Public Object: Coding in the small with Google Collections: AbstractIterator

Coding in the small with Google Collections: AbstractIterator

Part 17 in a Series.

I really like the Java Collections API. So much so, that I use 'em when I'm doing work that isn't particularly collectioney. For example, I recently wrote a quick-n-dirty app that rewrote some files line-by-line. Instead of using a Reader as input, I used an Iterator<String>. The easiest way to create such an iterator is to load the entire file into memory first.

Before:

  public Iterator<String> linesIterator(Reader reader) {
    BufferedReader buffered = new BufferedReader(reader);
    List<String> lines = new ArrayList<String>();

    try {
      for (String line; (line = buffered.readLine()) != null; ) {
        lines.add(line);
      }
    } catch (IOException e) {
      throw new RuntimeException(e);
    }

    return lines.iterator();
  }

That code is simple, but inefficient. And it won't work if the file doesn't fit into memory. A better approach is to implement Iterator and to read through the file on-demand as the lines are requested. Google Collections ' AbstractIterator makes this easy. Whenever a new line is requested, it gets called back to read it from the stream.

After:

  public Iterator<String> linesIterator(Reader reader) {
    final BufferedReader buffered = new BufferedReader(reader);

    return new AbstractIterator<String>() {
      protected String computeNext() {
        try {
          String line = buffered.readLine();
          return line != null ? line : endOfData();
        } catch (IOException e) {
          throw new RuntimeException(e);
        }
      }
    };
  }

This class is really takes the fuss out of custom iterators.
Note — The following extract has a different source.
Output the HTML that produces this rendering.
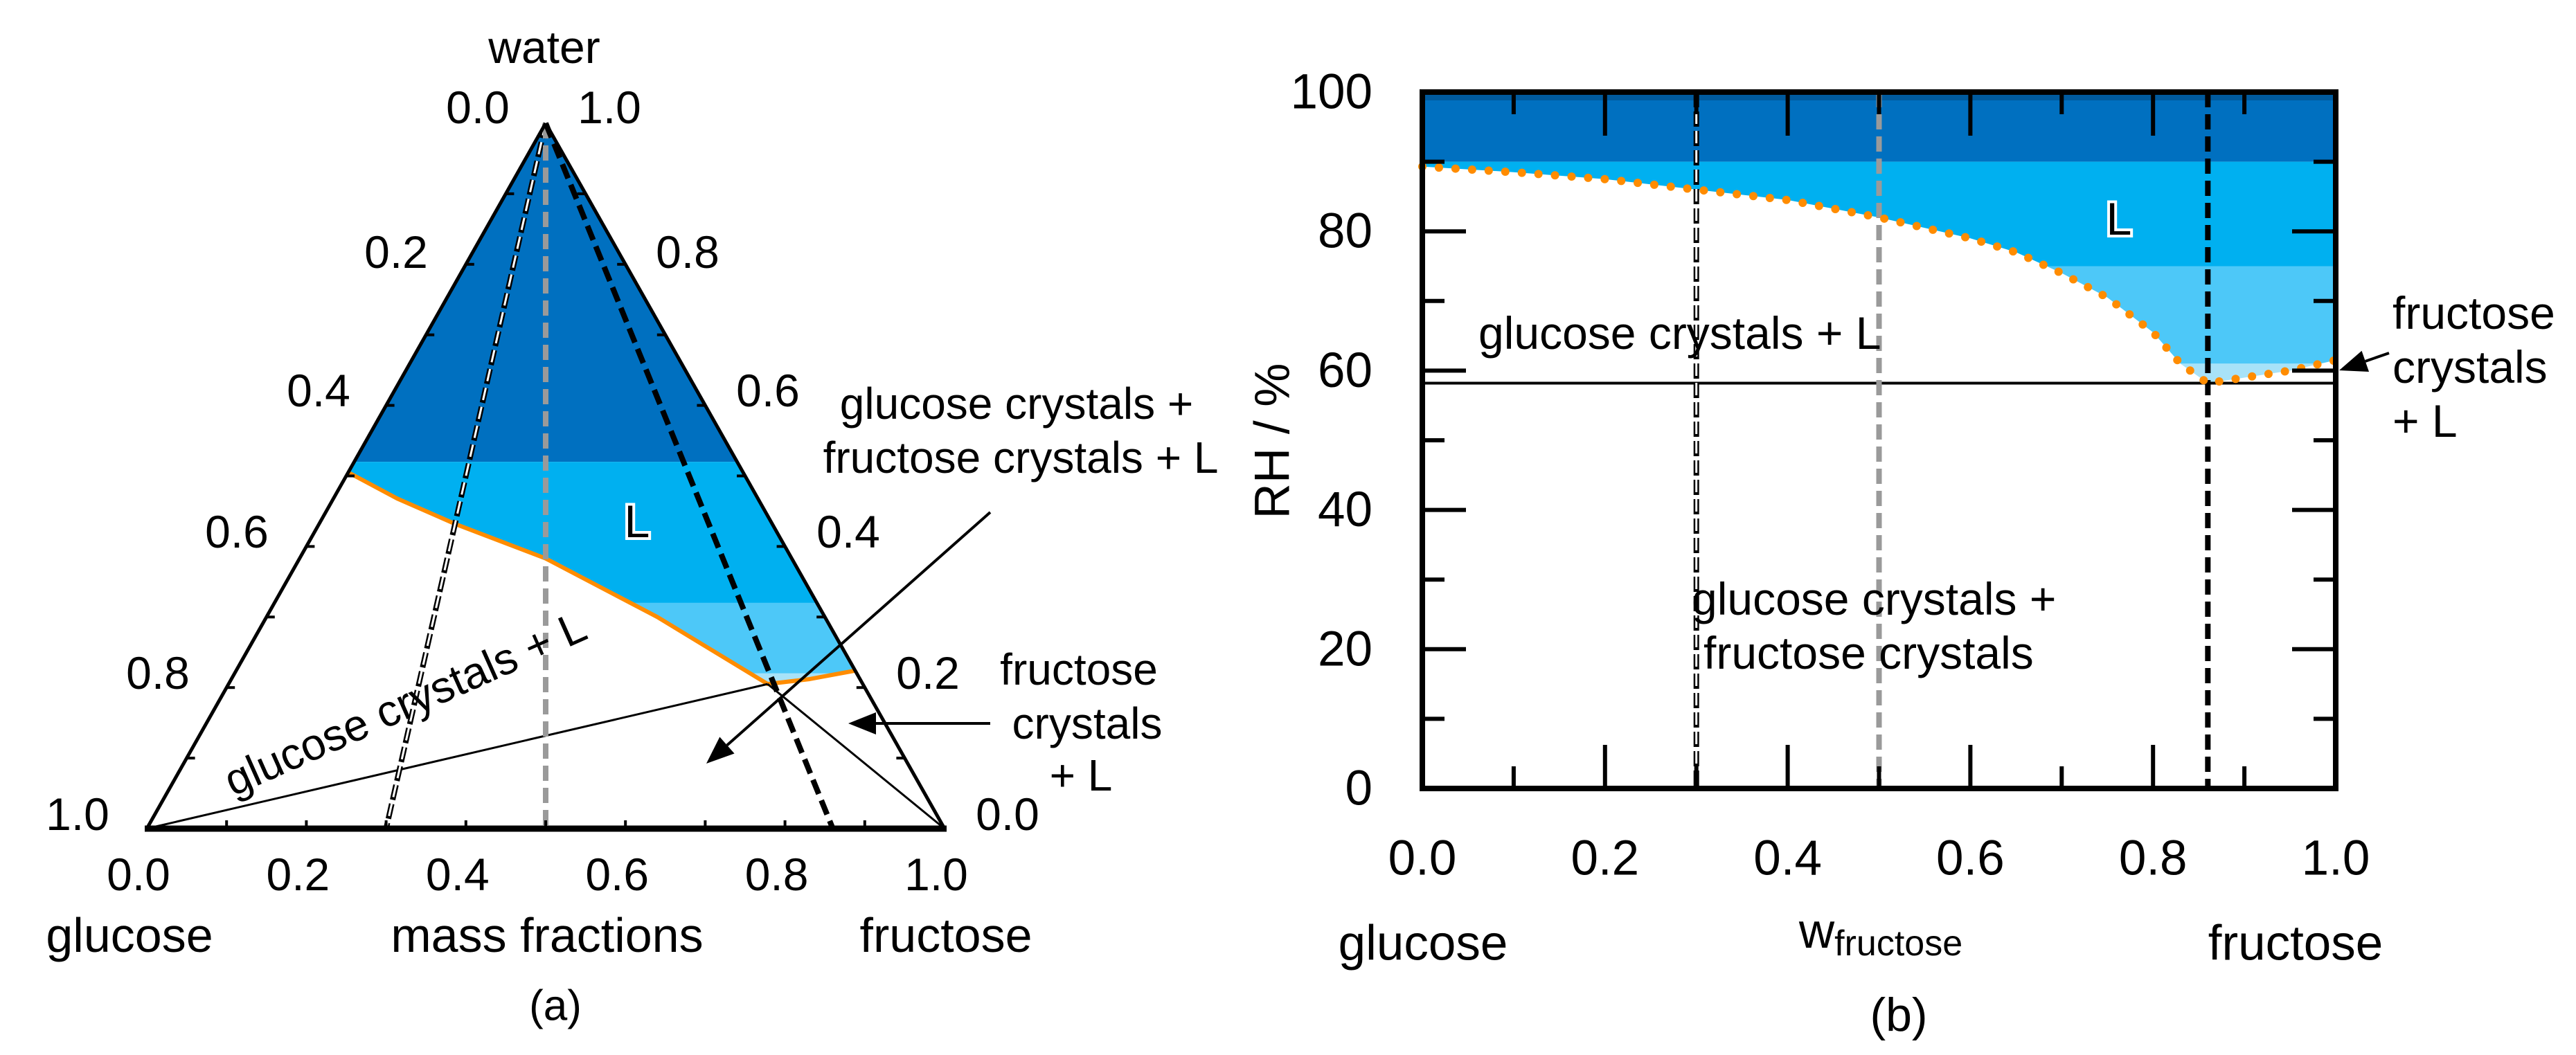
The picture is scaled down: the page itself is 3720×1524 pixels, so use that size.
<!DOCTYPE html>
<html><head><meta charset="utf-8"><style>
html,body{margin:0;padding:0;background:#fff;}
svg{display:block;}
text{font-family:"Liberation Sans",Arial,sans-serif;fill:#000;}
</style></head>
<body>
<svg id="fig" width="3720" height="1524" viewBox="0 0 3720 1524" xmlns="http://www.w3.org/2000/svg">
<defs>
<clipPath id="triClip"><polygon id="triClipPoly" points=""/></clipPath>
<clipPath id="rhClip"><polygon id="rhClipPoly" points=""/></clipPath>
</defs>
<g id="panelA"></g>
<g id="panelB"></g>
</svg>
<script>
// ---- Panel (b) data ----
const rhX = [0, 0.1, 0.2, 0.3, 0.4, 0.5, 0.6, 0.65, 0.7, 0.75, 0.8, 0.83, 0.86, 0.9, 0.95, 1.0];
const rhY = [89.3, 88.5, 87.5, 86, 84.5, 82, 79, 77, 74, 70.5, 65.5, 61, 58.2, 59, 60, 61.5];
const rhBands = [100, 90, 75, 61, 0];
const eutecticRH = [58.2];
const compositions = [0.3, 0.5, 0.86];
const xTicks = ["0.0", "0.2", "0.4", "0.6", "0.8", "1.0"];
const yTicks = ["0", "20", "40", "60", "80", "100"];
// ---- Panel (a) data ----
const curveR = [0, 0.15, 0.3, 0.5, 0.7, 0.85, 0.92, 1.0];
const curveW = [0.505, 0.468, 0.432, 0.383, 0.30, 0.205, 0.212, 0.224];
const triBands = [1.0, 0.52, 0.32, 0.22, 0];
const ternTicks = ["0.0", "0.2", "0.4", "0.6", "0.8", "1.0"];

const NS = "http://www.w3.org/2000/svg";
function mk(parent, tag, attrs, txt) {
  const e = document.createElementNS(NS, tag);
  for (const k in attrs) e.setAttribute(k, attrs[k]);
  if (txt !== undefined) e.textContent = txt;
  parent.appendChild(e);
  return e;
}
const colors = ["#0070c0", "#00b0f0", "#4dc8f8", "#a8e2f8"];

// ================= Panel A: ternary =================
const A = document.getElementById("panelA");
const TL = 212, TB = 1197, TW = 1152, TH = 1019;
function tx(f, w) { return TL + (f + w / 2) * TW; }
function ty(w) { return TB - w * TH; }
function rpt(r, w) { const f = r * (1 - w); return [tx(f, w), ty(w)]; }

let cp = [];
for (let i = 0; i < curveR.length; i++) cp.push(rpt(curveR[i], curveW[i]));
cp.push([tx(0, 1), ty(1)]);
document.getElementById("triClipPoly").setAttribute("points", cp.map(p => p.join(",")).join(" "));
const triFill = mk(A, "g", {"clip-path": "url(#triClip)"});


for (let i = 0; i < triBands.length - 1; i++) {
  const y1 = ty(triBands[i]), y2 = ty(triBands[i + 1]);
  const r = mk(triFill, "rect", {x: 0, y: y1, width: 1600, height: y2 - y1, fill: colors[i]});
  
  
}
const oc = mk(A, "polyline", {points: cp.slice(0, curveR.length).map(p => p.join(",")).join(" "), fill: "none", stroke: "#ff8c00", "stroke-width": 6, "stroke-linejoin": "round"});


const eIdx = 5;
const eu = rpt(curveR[eIdx], curveW[eIdx]);
const t1 = mk(A, "line", {x1: tx(0, 0), y1: ty(0), x2: eu[0], y2: eu[1], stroke: "#000", "stroke-width": 3});


const t2 = mk(A, "line", {x1: eu[0], y1: eu[1], x2: tx(1, 0), y2: ty(0), stroke: "#000", "stroke-width": 3});


function dashLine(parent, x1, y1, x2, y2, i, name) {
  const g = mk(parent, "g", {});
  
  
  if (i === 0) {
    mk(g, "line", {x1, y1, x2, y2, stroke: "#000", "stroke-width": 8, "stroke-dasharray": "22 6"});
    mk(g, "line", {x1, y1, x2, y2, stroke: "#fff", "stroke-width": 3, "stroke-dasharray": "18 10"});
  } else if (i === 1) {
    mk(g, "line", {x1, y1, x2, y2, stroke: "#9a9a9a", "stroke-width": 8, "stroke-dasharray": "22 10"});
  } else {
    mk(g, "line", {x1, y1, x2, y2, stroke: "#000", "stroke-width": 8, "stroke-dasharray": "22 10"});
  }
}
compositions.forEach((c, i) => {
  dashLine(A, tx(0, 1), ty(1), tx(c, 0), ty(0), i, "composition-line-" + c);
});
const tri = mk(A, "g", {});


mk(tri, "line", {x1: tx(0, 0), y1: ty(0), x2: tx(0, 1), y2: ty(1), stroke: "#000", "stroke-width": 5});
mk(tri, "line", {x1: tx(1, 0), y1: ty(0), x2: tx(0, 1), y2: ty(1), stroke: "#000", "stroke-width": 5});
mk(tri, "line", {x1: tx(0, 0) - 3, y1: ty(0), x2: tx(1, 0) + 3, y2: ty(0), stroke: "#000", "stroke-width": 9});
for (let k = 1; k < 10; k++) {
  const v = k / 10;
  mk(tri, "line", {x1: tx(v, 0), y1: ty(0), x2: tx(v, 0), y2: ty(0) - 12, stroke: "#000", "stroke-width": 4});
  mk(tri, "line", {x1: tx(0, v), y1: ty(v), x2: tx(0, v) + 12, y2: ty(v), stroke: "#000", "stroke-width": 4});
  mk(tri, "line", {x1: tx(1 - v, v), y1: ty(v), x2: tx(1 - v, v) - 12, y2: ty(v), stroke: "#000", "stroke-width": 4});
}
function txt(parent, x, y, s, size, name, extra) {
  const a = Object.assign({x, y, "font-size": size, "text-anchor": "middle", "dominant-baseline": "central"}, extra || {});
  const t = mk(parent, "text", a, s);
  
  
  return t;
}
const tf = 66;
ternTicks.forEach((s, i) => {
  const v = i / 5;
  txt(A, tx(v, 0) - 12, 1263, s, tf, "bottom-tick-" + s);
});
const leftPos = [[690,155],[572,364],[460,564],[342,768],[228,972],[112,1176]];
ternTicks.forEach((s, i) => txt(A, leftPos[i][0], leftPos[i][1], s, tf, "left-tick-" + s));
const rightPos = [[1455,1176],[1340,972],[1225,768],[1109,564],[993,364],[880,155]];
ternTicks.forEach((s, i) => txt(A, rightPos[i][0], rightPos[i][1], s, tf, "right-tick-" + s));
txt(A, 786, 68, "water", tf, "water-vertex-label");
txt(A, 187, 1351, "glucose", 70, "glucose-vertex-label");
txt(A, 790, 1351, "mass fractions", 70, "mass-fractions-label");
txt(A, 1366, 1351, "fructose", 70, "fructose-vertex-label");
txt(A, 802, 1453, "(a)", 62, "panel-a-label");
txt(A, 585, 1016, "glucose crystals + L", 64, "glucose-crystals-L-label", {transform: "rotate(-24 585 1016)"});
txt(A, 1468, 583, "glucose crystals +", 64, "three-phase-label-1");
txt(A, 1474, 661, "fructose crystals + L", 64, "three-phase-label-2");
txt(A, 1558, 967, "fructose", 64, "fructose-crystals-label-1");
txt(A, 1570, 1045, "crystals", 64, "fructose-crystals-label-2");
txt(A, 1561, 1120, "+ L", 64, "fructose-crystals-label-3");
txt(A, 920, 753, "L", 66, "liquid-label-a", {fill: "#1a3a60", stroke: "#fff", "stroke-width": 8, "paint-order": "stroke"});
function arrow(parent, x1, y1, x2, y2, name) {
  const g = mk(parent, "g", {});
  
  
  const ang = Math.atan2(y2 - y1, x2 - x1), L = 40, Wd = 16;
  const bx = x2 - L * Math.cos(ang), by = y2 - L * Math.sin(ang);
  mk(g, "line", {x1, y1, x2: bx, y2: by, stroke: "#000", "stroke-width": 4});
  const px = -Math.sin(ang) * Wd, py = Math.cos(ang) * Wd;
  mk(g, "polygon", {points: `${x2},${y2} ${bx + px},${by + py} ${bx - px},${by - py}`, fill: "#000"});
}
arrow(A, 1430, 740, 1020, 1103, "three-phase-arrow");
arrow(A, 1430, 1045, 1225, 1045, "fructose-crystals-arrow-a");

// ================= Panel B =================
const B = document.getElementById("panelB");
const X0 = 2054, X1 = 3373, Y0 = 1139, Y100 = 133;
function xs(v) { return X0 + v * (X1 - X0); }
function ys(v) { return Y0 - v / 100 * (Y0 - Y100); }
let rp = rhX.map((x, i) => [xs(x), ys(rhY[i])]);
const clipPts = rp.concat([[xs(1), ys(100)], [xs(0), ys(100)]]);
document.getElementById("rhClipPoly").setAttribute("points", clipPts.map(p => p.join(",")).join(" "));
const rhFill = mk(B, "g", {"clip-path": "url(#rhClip)"});


for (let i = 0; i < rhBands.length - 1; i++) {
  const y1 = ys(rhBands[i]), y2 = ys(rhBands[i + 1]);
  const r = mk(rhFill, "rect", {x: X0, y: y1, width: X1 - X0, height: y2 - y1, fill: colors[i]});
  
  
}
const strip = mk(B, "rect", {x: X0, y: ys(100), width: X1 - X0, height: 12, fill: "#005a9e"});


const el = mk(B, "line", {x1: X0, y1: ys(eutecticRH[0]), x2: X1, y2: ys(eutecticRH[0]), stroke: "#000", "stroke-width": 4});


compositions.forEach((c, i) => dashLine(B, xs(c), ys(100), xs(c), ys(0), i, "rh-composition-line-" + c));
const dc = mk(B, "polyline", {points: rp.map(p => p.join(",")).join(" "), fill: "none", stroke: "#ff8c00", "stroke-width": 12, "stroke-linecap": "round", "stroke-dasharray": "0 24"});


const fr = mk(B, "g", {});


mk(fr, "rect", {x: X0, y: Y100, width: X1 - X0, height: Y0 - Y100, fill: "none", stroke: "#000", "stroke-width": 8});
for (let k = 1; k < 10; k++) {
  const v = k / 10, len = k % 2 === 0 ? 63 : 32;
  mk(fr, "line", {x1: xs(v), y1: Y0, x2: xs(v), y2: Y0 - len, stroke: "#000", "stroke-width": 6});
  mk(fr, "line", {x1: xs(v), y1: Y100, x2: xs(v), y2: Y100 + len, stroke: "#000", "stroke-width": 6});
  const yv = k * 10, ylen = k % 2 === 0 ? 63 : 32;
  mk(fr, "line", {x1: X0, y1: ys(yv), x2: X0 + ylen, y2: ys(yv), stroke: "#000", "stroke-width": 6});
  mk(fr, "line", {x1: X1, y1: ys(yv), x2: X1 - ylen, y2: ys(yv), stroke: "#000", "stroke-width": 6});
}
xTicks.forEach((s, i) => txt(B, xs(i / 5), 1240, s, 71, "x-tick-" + s));
yTicks.forEach((s, i) => txt(B, 1982, ys(i * 20), s, 71, "y-tick-" + s, {"text-anchor": "end"}));
txt(B, 1838, 637, "RH / %", 71, "y-axis-title", {transform: "rotate(-90 1838 637)"});
txt(B, 2055, 1363, "glucose", 71, "x-glucose-label");
txt(B, 3315, 1363, "fructose", 71, "x-fructose-label");
const wl = mk(B, "text", {x: 2716, y: 1345, "font-size": 71, "text-anchor": "middle", "dominant-baseline": "central"});


mk(wl, "tspan", {}, "w");
mk(wl, "tspan", {dy: 18, "font-size": 52}, "fructose");
txt(B, 2742, 1466, "(b)", 68, "panel-b-label");
txt(B, 2135, 481, "glucose crystals + L", 66, "glucose-crystals-L-label-b", {"text-anchor": "start"});
txt(B, 2443, 865, "glucose crystals +", 66, "two-solid-label-1", {"text-anchor": "start"});
txt(B, 2460, 943, "fructose crystals", 66, "two-solid-label-2", {"text-anchor": "start"});
txt(B, 3060, 316, "L", 66, "liquid-label-b", {fill: "#1a3a60", stroke: "#fff", "stroke-width": 8, "paint-order": "stroke"});
txt(B, 3455, 452, "fructose", 66, "fructose-crystals-b-1", {"text-anchor": "start"});
txt(B, 3455, 530, "crystals", 66, "fructose-crystals-b-2", {"text-anchor": "start"});
txt(B, 3455, 608, "+ L", 66, "fructose-crystals-b-3", {"text-anchor": "start"});
arrow(B, 3450, 510, 3378, 535, "fructose-crystals-arrow-b");
</script>
</body></html>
Now it's not difficult to create iterators that compute a series, process a data stream, or even compose other iterators.

# posted by Jesse Wilson on Wednesday, August 13, 2008

The only problem I have with this code is that it converts any typed exception thrown to an untyped one. It makes you handle it explicitly in the code that uses this iterator. I think this can lead to more coding errors.
But then, as they saying goes, with power comes responsibility... :)

# posted by Madhat on August 13, 2008 2:32 AM

This is very cool, I love this series.

One thing that is a bit cumbersome for me is that AbstractIterator does not implement Iterable. So I often find myself having to manually add implements Iterable<String> to the signature, as well as implementing the iterator() method (returning this).

I do this when I am doing something like

for(String line : new LinesIterator(in)) {
//process line...
}

Maybe it is a bad practice in general, to make an iterator iterable. Any better solutions for this situation?

# posted by Sam Beran on August 15, 2008 11:23 AM

Cool stuff, again. Congratulations.

During the (great) Google Collections' talk, Kevin talks about reading a stream from Bigtable through Iterables. I wondered if he was just exemplifying a possible use of Iterables or if you really have such kind of java interface to Bigtable.

# posted by edward on August 18, 2008 8:53 PM

I know that you prefaced this with "quick-n-dirty", but in the long run, wouldn't this approach leak open files? (Ditto for any iterable source that needs to be bracketed by calls to open/close.)

If your source needs to be closed after iteration, any thoughts about use cases that don't finish iterating, like...

String firstLine = linesIterator(fileReader).next();

...and how to plug those leaks?

# posted by mk on September 4, 2008 4:34 AM

mk, yeah it's definitely not what you want in a long-running application. Finalization might be a reasonable option here - when the iterator goes out-of-scope, make sure the file is closed.

# posted by swankjesse on September 4, 2008 8:25 AM